“Yes, yes,” said Shrank. “But a blind man, and you—?”
“Because.” I took a deep breath and let it out. “You’re Mr. Fixit”
Shrank shut his eyes, spun his thoughts, chose a reaction. Laughed.
“Fixit? Fixit! Ridiculous! Why would you think?”
“Because.” I walked on, making him dog-trot to follow. I talked to the mist which gathered ahead. “Henry smelled someone crossing the street, many nights ago. The same smell was in his tenement hall, and here now tonight. And the smell is you.”
The rabbit palpitation shook the little man again, but he knew he was still clear. Nothing was proven!
“Why,” he gasped, “would I prowl some downtown lousy tenement I wouldn’t dream to live in, why?”
“Because,” I said, “you were looking for Lonelies. And damn fool stupid dumb me, blinder than Henry, helped you find them. Fannie was right. Constance was right! I was the death goat after all. Christ, I was Typhoid Mary. I carried the disease, you, everywhere. Or at least you followed. To find Lonelies.” A drumbeat of breath. “Lonelies.”
Almost as I said it, both Shrank and I were seized with what were almost paroxysms. I had spoken a truth that was like a furnace lid thrown back so the heat scorched out to sear my face, my tongue, my heart, my soul. And Shrank? I was describing his unguessed life, his need; all yet to be revealed and admitted, but I knew I had at last yanked the asbestos up and the fire was in the open.
“What was that word?” asked Shrank, some ten yards off and motionless as a statue.
“Lonelies. You said the word. You described them last month. Lonelies.”
And it was true. A funeral march of souls went by in a breath, on soundless feet, in drifts of fog. Fannie and Sam and Jimmy and Cal and all the rest. I had never put a proper label on them. I had never seen the carry-over that tied them all and made them one.
“You’re raving,” said Shrank. “Guessing. Making up. Lying. None of this has to do with me.”
But he was looking down at the way his coat was run up on his skinny wrists and the weathermarks of late-night sweats down his coat. His suit seemed to be diminishing even as I watched. He writhed in his own pale skin, underneath.
I decided to attack.
“Christ, you’re rotting even as you stand there. You’re an affront. You hate everything, all, anything in the world. You told me that just now. So you attack it with your dirt, your breath. Your underwear is your true flag, so you run it up a pole to ruin the wind. A. L. Shrank. Proprietor of the Apocalypse!”
He was smiling, he was overjoyed. I had complimented him with insults. I was paying attention. His ego roused. Without knowing it, I had made and baited a trap.
What now? I thought. What, what, for God’s sake do I say now, now? How draw him out? How finish him?
But he was walking ahead again now, all inflated with insults, all magnificent with the medals of ruin and despair I had pinned to his greasy tie.
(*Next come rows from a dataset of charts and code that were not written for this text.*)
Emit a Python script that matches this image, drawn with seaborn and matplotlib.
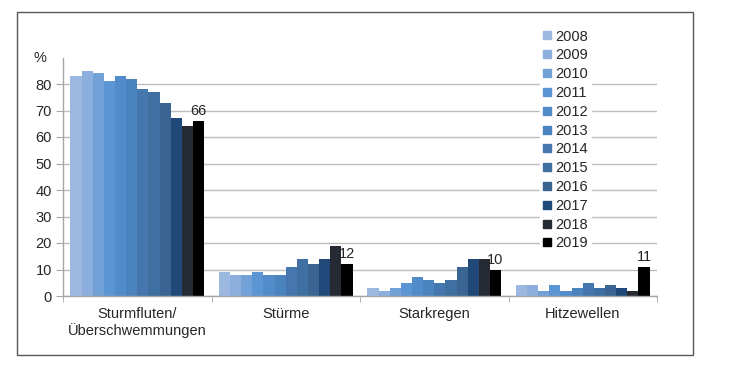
import pandas as pd
import matplotlib
matplotlib.use("Agg")
import matplotlib.pyplot as plt
import matplotlib.transforms as mtransforms
from matplotlib.lines import Line2D
from matplotlib.patches import Rectangle
import seaborn as sns

categories = ["Sturmfluten/\nÜberschwemmungen", "Stürme", "Starkregen", "Hitzewellen"]
years = ["2008", "2009", "2010", "2011", "2012", "2013",
         "2014", "2015", "2016", "2017", "2018", "2019"]

sturmfluten = [83, 85, 84, 81, 83, 82, 78, 77, 73, 67, 64, 66]
stuerme = [9, 8, 8, 9, 8, 8, 11, 14, 12, 14, 19, 12]
starkregen = [3, 2, 3, 5, 7, 6, 5, 6, 11, 14, 14, 10]
hitzewellen = [4, 4, 2, 4, 2, 3, 5, 3, 4, 3, 2, 11]

colors = ["#9CB8E0", "#8CAFDD", "#72A1D8", "#5C95D3", "#528BCA", "#4B83BE",
          "#4577AE", "#406FA2", "#3A6592", "#204979", "#262B33", "#000000"]

rows = []
for cat, vals in zip(categories, [sturmfluten, stuerme, starkregen, hitzewellen]):
    for yr, v in zip(years, vals):
        rows.append({"Kategorie": cat, "Jahr": yr, "Wert": v})
df = pd.DataFrame(rows)

sns.set_style("white")
plt.rcParams["font.family"] = ["Liberation Sans", "DejaVu Sans"]

fig = plt.figure(figsize=(7.3, 3.75), dpi=100)
ax = fig.add_axes([63 / 730, 1 - 296 / 375, 594 / 730, (296 - 57.5) / 375])

sns.barplot(data=df, x="Kategorie", y="Wert", hue="Jahr", palette=colors,
            width=0.9, saturation=1, errorbar=None, ax=ax, legend=False,
            linewidth=0)

ax.set_xlim(-0.5, 3.5)
ax.set_ylim(0, 90)
ax.set_yticks(range(0, 90, 10))
ax.yaxis.grid(True, color="#BEBEBE", linewidth=1)
ax.set_axisbelow(True)
ax.set_xlabel("")
ax.set_ylabel("")
for s in ["top", "right"]:
    ax.spines[s].set_visible(False)
for s in ["left", "bottom"]:
    ax.spines[s].set_color("#A6A6A6")
    ax.spines[s].set_linewidth(1)
ax.tick_params(axis="y", length=5, color="#A6A6A6", labelsize=10.5, pad=3, left=True)
ax.tick_params(axis="x", which="major", length=0, labelsize=10.5, pad=8)
ax.set_xticks([-0.5, 0.5, 1.5, 2.5, 3.5], minor=True)
ax.tick_params(axis="x", which="minor", length=4, color="#A6A6A6", bottom=True)

# value labels on 2019 bars
ax.bar_label(ax.containers[-1], fontsize=10.5, padding=2)

trans = mtransforms.blended_transform_factory(ax.transAxes, ax.transData)
ax.text(-0.038, 90, "%", transform=trans, ha="center", va="center", fontsize=10.5)

handles = [Line2D([], [], marker="s", linestyle="", markersize=6,
                  markerfacecolor=c, markeredgecolor=c) for c in colors]
leg = ax.legend(handles, years, loc="upper left", bbox_to_anchor=(0.79, 1.16),
                frameon=True, fontsize=10.5, labelspacing=0.33, handlelength=0.6,
                handletextpad=0.3, borderpad=0.2)
leg.get_frame().set_facecolor("white")
leg.get_frame().set_edgecolor("white")
leg.get_frame().set_alpha(1)

fig.patches.append(Rectangle((17 / 730, 1 - 355 / 375), (693 - 17) / 730, (355 - 12) / 375,
                             transform=fig.transFigure, fill=False,
                             edgecolor="#595959", linewidth=1))

fig.savefig("out.png", dpi=100)
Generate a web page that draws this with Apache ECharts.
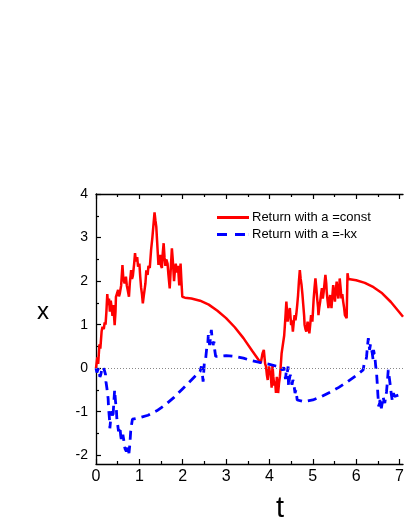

We walked. We walked. We walked.
My God, I thought, how long do we walk, how long do we talk, how long does this go on?
This is a movie, I thought, one of those unbelievable scenes that continue and continue when people explain and others talk back and people say again,
It can’t be.
It is.
He’s not sure what I know and I’m not sure that I know, either, and both of us wonder if the other is armed.
“And both of us are cowards,” said Shrank.
And both are afraid to test the other.”
The Carpenter went on. The Oyster followed.
We walked.
And it was not a scene from a good or bad film where people talked too much; it was a scene growing late at night and the moon vanishing to reappear as the fog thickened and I was having a dialogue with Hamlet’s father’s idiot psychiatrist’s friend’s ghost.